-------- Records to process

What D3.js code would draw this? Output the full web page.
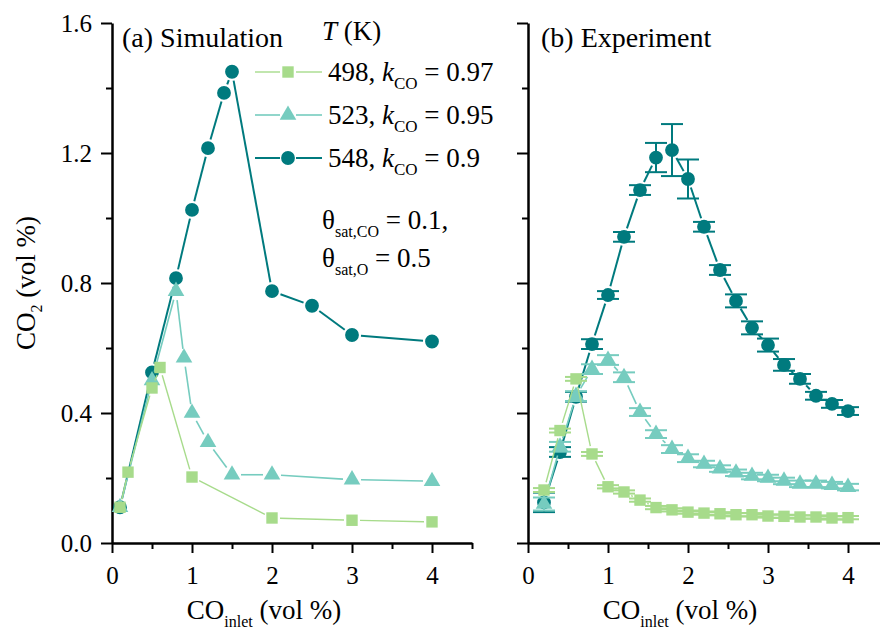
<!DOCTYPE html>
<html>
<head>
<meta charset="utf-8">
<script src="https://cdn.jsdelivr.net/npm/d3@7/dist/d3.min.js"></script>
<style>
  body { margin: 0; background: #fff; }
  svg text { font-family: "Liberation Serif", "Times New Roman", serif; fill: #000; }
</style>
</head>
<body>
<div id="chart"></div>
<script>
// ---- simulation (panel a) ----
const sim498X = [0.1, 0.2, 0.5, 0.6, 1.0, 2.0, 3.0, 4.0];
const sim498Y = [0.11, 0.218, 0.477, 0.54, 0.203, 0.077, 0.07, 0.065];
const sim523X = [0.1, 0.5, 0.8, 0.9, 1.0, 1.2, 1.5, 2.0, 3.0, 4.0];
const sim523Y = [0.11, 0.5, 0.775, 0.57, 0.40, 0.31, 0.21, 0.21, 0.195, 0.19];
const sim548X = [0.1, 0.5, 0.8, 1.0, 1.2, 1.4, 1.5, 2.0, 2.5, 3.0, 4.0];
const sim548Y = [0.11, 0.525, 0.815, 1.025, 1.215, 1.385, 1.45, 0.775, 0.73, 0.64, 0.62];

// ---- experiment (panel b) ----
const expX = [0.2, 0.4, 0.6, 0.8, 1.0, 1.2, 1.4, 1.6, 1.8, 2.0, 2.2, 2.4, 2.6, 2.8, 3.0, 3.2, 3.4, 3.6, 3.8, 4.0];
const exp498Y = [0.163, 0.346, 0.505, 0.274, 0.173, 0.157, 0.132, 0.109, 0.102, 0.095, 0.092, 0.09, 0.087, 0.087, 0.083, 0.082, 0.08, 0.08, 0.077, 0.078];
const exp498Err = [0.006, 0.006, 0.006, 0.006, 0.005, 0.005, 0.005, 0.005, 0.005, 0.005, 0.005, 0.005, 0.005, 0.005, 0.005, 0.005, 0.005, 0.005, 0.005, 0.005];
const exp523Y = [0.12, 0.296, 0.452, 0.535, 0.563, 0.51, 0.403, 0.335, 0.289, 0.261, 0.243, 0.229, 0.216, 0.206, 0.2, 0.191, 0.182, 0.182, 0.178, 0.172];
const exp523Err = [0.02, 0.015, 0.015, 0.015, 0.015, 0.015, 0.012, 0.012, 0.012, 0.012, 0.01, 0.01, 0.01, 0.01, 0.01, 0.01, 0.01, 0.01, 0.01, 0.01];
const exp548Y = [0.125, 0.28, 0.45, 0.612, 0.763, 0.942, 1.086, 1.186, 1.209, 1.12, 0.973, 0.84, 0.745, 0.662, 0.609, 0.548, 0.505, 0.453, 0.428, 0.406];
const exp548Err = [0.03, 0.015, 0.015, 0.015, 0.012, 0.015, 0.015, 0.045, 0.08, 0.06, 0.015, 0.015, 0.02, 0.02, 0.02, 0.018, 0.015, 0.012, 0.012, 0.012];

const yMajor = [0, 0.4, 0.8, 1.2, 1.6];
const yMinor = [0.2, 0.6, 1.0, 1.4];
const xMajor = [0, 1, 2, 3, 4];
const xMinor = [0.5, 1.5, 2.5, 3.5, 4.5];

const series = [
    { key: '548', color: '#007a7e', symbol: d3.symbolCircle, size: 150, r: 7, lw: 2, kco: '0.9' },
    { key: '523', color: '#76ccbf', symbol: d3.symbolTriangle, size: 120, r: 7, lw: 1.6, kco: '0.95' },
    { key: '498', color: '#a7db8b', symbol: d3.symbolSquare, size: 130, r: 6, lw: 1.4, kco: '0.97' }
];
const simData = {
    '498': sim498X.map((x, i) => ({ x, y: sim498Y[i] })),
    '523': sim523X.map((x, i) => ({ x, y: sim523Y[i] })),
    '548': sim548X.map((x, i) => ({ x, y: sim548Y[i] }))
};
const expData = {
    '498': expX.map((x, i) => ({ x, y: exp498Y[i], e: exp498Err[i] })),
    '523': expX.map((x, i) => ({ x, y: exp523Y[i], e: exp523Err[i] })),
    '548': expX.map((x, i) => ({ x, y: exp548Y[i], e: exp548Err[i] }))
};

const svg = d3.select('#chart').append('svg')
    .attr('width', 880)
    .attr('height', 631);

const y = d3.scaleLinear().domain([0, 1.6]).range([543, 23]);
const xLeft = d3.scaleLinear().domain([0, 4.5]).range([112, 472]);
const xRight = d3.scaleLinear().domain([0, 4.5]).range([528, 888]);

function styleAxis(g, w) {
    g.select('.domain').attr('stroke', '#000').attr('stroke-width', w);
    g.selectAll('.tick line').attr('stroke', '#000').attr('stroke-width', 2);
    g.selectAll('.tick text').style('font-size', '25px').attr('fill', '#000');
}

// line segments with a gap around each symbol
function gapSegments(pts, gap) {
    const segs = [];
    for (let i = 1; i < pts.length; i++) {
        const [x0, y0] = pts[i - 1], [x1, y1] = pts[i];
        const len = Math.hypot(x1 - x0, y1 - y0);
        if (len <= 2 * gap) continue;
        const ux = (x1 - x0) / len, uy = (y1 - y0) / len;
        segs.push([x0 + ux * gap, y0 + uy * gap, x1 - ux * gap, y1 - uy * gap]);
    }
    return segs;
}

function drawPanel(x, data, withErr, showYLabels, title, titleX) {
    const g = svg.append('g');

    // y axis
    g.append('g')
        .attr('transform', `translate(${x(0)},0)`)
        .call(d3.axisLeft(y).tickValues(yMajor).tickSize(11).tickSizeOuter(0).tickPadding(9)
            .tickFormat(showYLabels ? d3.format('.1f') : ''))
        .call(a => styleAxis(a, 2.5));
    g.append('g')
        .attr('transform', `translate(${x(0)},0)`)
        .call(d3.axisLeft(y).tickValues(yMinor).tickSize(6).tickFormat(''))
        .call(a => { a.select('.domain').remove(); styleAxis(a, 0); });

    // x axis
    g.append('g')
        .attr('transform', `translate(0,${y(0)})`)
        .call(d3.axisBottom(x).tickValues(xMajor).tickSize(10).tickSizeOuter(0).tickPadding(13).tickFormat(d3.format('d')))
        .call(a => styleAxis(a, 2.5));
    g.append('g')
        .attr('transform', `translate(0,${y(0)})`)
        .call(d3.axisBottom(x).tickValues(xMinor).tickSize(6).tickFormat(''))
        .call(a => { a.select('.domain').remove(); styleAxis(a, 0); });

    // x axis title
    const xt = g.append('text')
        .attr('x', x(1.9))
        .attr('y', 619)
        .attr('text-anchor', 'middle')
        .style('font-size', '27px');
    xt.append('tspan').text('CO');
    xt.append('tspan').attr('dy', 8).style('font-size', '16px').text('inlet');
    xt.append('tspan').attr('dy', -8).text(' (vol %)');

    // panel title
    g.append('text')
        .attr('x', titleX)
        .attr('y', 47)
        .style('font-size', '28px')
        .text(title);

    series.forEach(s => {
        const pts = data[s.key];
        const px = pts.map(d => [x(d.x), y(d.y)]);
        const sg = g.append('g');

        sg.selectAll('line.conn')
            .data(gapSegments(px, s.r + 2))
            .enter().append('line')
            .attr('class', 'conn')
            .attr('x1', d => d[0]).attr('y1', d => d[1])
            .attr('x2', d => d[2]).attr('y2', d => d[3])
            .attr('stroke', s.color)
            .attr('stroke-width', s.lw);

        if (withErr) {
            const eb = sg.selectAll('g.err')
                .data(pts)
                .enter().append('g')
                .attr('class', 'err')
                .attr('stroke', s.color)
                .attr('stroke-width', 2);
            eb.append('line')
                .attr('x1', d => x(d.x)).attr('x2', d => x(d.x))
                .attr('y1', d => y(d.y - d.e)).attr('y2', d => y(d.y + d.e));
            eb.append('line')
                .attr('x1', d => x(d.x) - 11).attr('x2', d => x(d.x) + 11)
                .attr('y1', d => y(d.y + d.e)).attr('y2', d => y(d.y + d.e));
            eb.append('line')
                .attr('x1', d => x(d.x) - 11).attr('x2', d => x(d.x) + 11)
                .attr('y1', d => y(d.y - d.e)).attr('y2', d => y(d.y - d.e));
        }

        sg.selectAll('path.sym')
            .data(pts)
            .enter().append('path')
            .attr('class', 'sym')
            .attr('d', d3.symbol().type(s.symbol).size(s.size))
            .attr('transform', d => `translate(${x(d.x)},${y(d.y)})`)
            .attr('fill', s.color);
    });
}

drawPanel(xLeft, simData, false, true, '(a) Simulation', 122);
drawPanel(xRight, expData, true, false, '(b) Experiment', 541);

// y axis title
const yt = svg.append('text')
    .attr('transform', 'translate(35,283) rotate(-90)')
    .attr('text-anchor', 'middle')
    .style('font-size', '27px');
yt.append('tspan').text('CO');
yt.append('tspan').attr('dy', 7).style('font-size', '16px').text('2');
yt.append('tspan').attr('dy', -7).text(' (vol %)');

// legend
const legend = svg.append('g');
const lt = legend.append('text').attr('x', 322).attr('y', 40).style('font-size', '27px');
lt.append('tspan').style('font-style', 'italic').text('T');
lt.append('tspan').text(' (K)');

const legendOrder = [series[2], series[1], series[0]];
const legendY = [72, 115, 158];
legendOrder.forEach((s, i) => {
    const ly = legendY[i];
    legend.append('line')
        .attr('x1', 255).attr('x2', 280).attr('y1', ly).attr('y2', ly)
        .attr('stroke', s.color).attr('stroke-width', s.lw);
    legend.append('line')
        .attr('x1', 296).attr('x2', 322).attr('y1', ly).attr('y2', ly)
        .attr('stroke', s.color).attr('stroke-width', s.lw);
    legend.append('path')
        .attr('d', d3.symbol().type(s.symbol).size(s.size)())
        .attr('transform', `translate(288,${ly})`)
        .attr('fill', s.color);
    const t = legend.append('text').attr('x', 328).attr('y', ly + 9).style('font-size', '27px');
    t.append('tspan').text(s.key + ', ');
    t.append('tspan').style('font-style', 'italic').text('k');
    t.append('tspan').attr('dy', 8).style('font-size', '17px').text('CO');
    t.append('tspan').attr('dy', -8).text(' = ' + s.kco);
});

const th1 = legend.append('text').attr('x', 322).attr('y', 229).style('font-size', '27px');
th1.append('tspan').text('θ');
th1.append('tspan').attr('dy', 8).style('font-size', '16px').text('sat,CO');
th1.append('tspan').attr('dy', -8).text(' = 0.1,');

const th2 = legend.append('text').attr('x', 322).attr('y', 267).style('font-size', '27px');
th2.append('tspan').text('θ');
th2.append('tspan').attr('dy', 8).style('font-size', '16px').text('sat,O');
th2.append('tspan').attr('dy', -8).text(' = 0.5');
</script>
</body>
</html>
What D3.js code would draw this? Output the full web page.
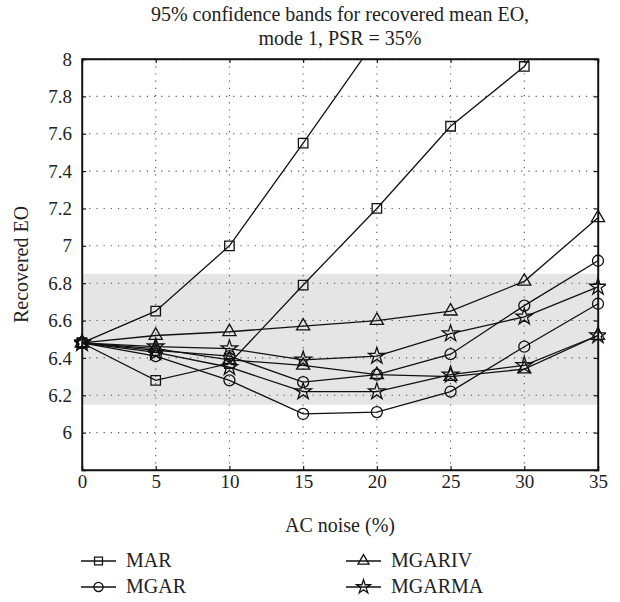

----------------

▸ Required work:
Without the pictures, please reproduce each line of the listing above exactly, from the first one through the line bearing "0.73, 0.64, 0.62];".

▸ Output:
What D3.js code would draw this? Output the full web page.
<!DOCTYPE html>
<html>
<head>
<meta charset="utf-8">
<script src="https://cdn.jsdelivr.net/npm/d3@7/dist/d3.min.js"></script>
<style>
  body { margin: 0; background: #fff; }
  svg text { font-family: "Liberation Serif", "Times New Roman", serif; fill: #000; }
</style>
</head>
<body>
<div id="chart"></div>
<script>
// ---- simulation (panel a) ----
const sim498X = [0.1, 0.2, 0.5, 0.6, 1.0, 2.0, 3.0, 4.0];
const sim498Y = [0.11, 0.218, 0.477, 0.54, 0.203, 0.077, 0.07, 0.065];
const sim523X = [0.1, 0.5, 0.8, 0.9, 1.0, 1.2, 1.5, 2.0, 3.0, 4.0];
const sim523Y = [0.11, 0.5, 0.775, 0.57, 0.40, 0.31, 0.21, 0.21, 0.195, 0.19];
const sim548X = [0.1, 0.5, 0.8, 1.0, 1.2, 1.4, 1.5, 2.0, 2.5, 3.0, 4.0];
const sim548Y = [0.11, 0.525, 0.815, 1.025, 1.215, 1.385, 1.45, 0.775, 0.73, 0.64, 0.62];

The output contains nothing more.